Hunger, peasants without fields and semi-nomadic shepherds forced to become sedentary. These are the effects of the construction of the Gilgel Gibe III dam in Ethiopia, on the Omo river. The complaint comes from the report released by The Oakland Institute in June “How they tricked us: living with the Gibe III dam and sugarcane plantation in Southwest Ethiopia“. The study centre highlights the worsening of living conditions for the indigenous peoples of the Omo Valley, three years after the completion of the dam and seven years after the first plants for the cultivation of sugar cane.
Job promises, according to the report, were only partially kept. Some men have been employed by the agribusiness company, but with seasonal contracts and little paid. In addition, many workers come from other areas of the country. While food aid in the region was frequent before 2011, it has now decreased or ceased. Food aid applicants are invited to cultivate the fields allocated to the new settlements.
Communities say the government wants to push everyone into the villages.
The dam on the Omo River – a tributary of Lake Turkana in Kenya – built by the Italian company Salini Impregilo to ensure the production of electricity and connected to an irrigation system for downstream plantations is under attack. The infrastructure guarantees to regulate the floods of the river and ensures the water necessary for the agribusiness project born in 2011. This is the Omo-Kuraz Sugar Development Project, a 245,000 hectare concession to the state owned Etiopian Sugar Corporation for the cultivation of sugar cane for export. The project was to create hundreds of thousands of jobs in the region.
Seven years after the official start, however, according to the company’s data, only 16,000 hectares have been planted and the concession has been reduced to 100,000 hectares. Of the six factories for cane processing, four will actually be built and only two are operational to date.
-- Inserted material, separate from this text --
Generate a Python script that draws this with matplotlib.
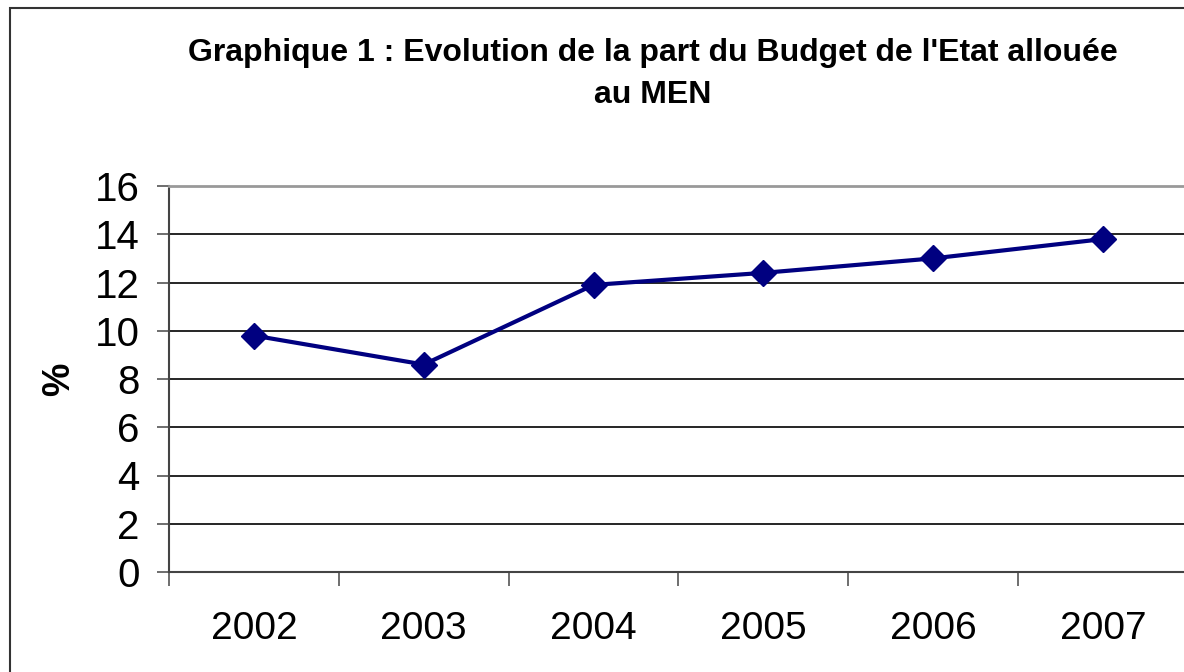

The entire agro-industrial programme has not taken into account the indigenous peoples of the Bodi, Mursi and Kwegu of the North, who live in the region. According to researchers at the Oakland Institute, which has been following the Omo Valley affair for about ten years, the communities have not been properly consulted and informed. In addition, there is a lack of adequate compensation. Many communities have been relocated to government-built villages. For the relocations, then, the report stresses, there has been a widespread use of force.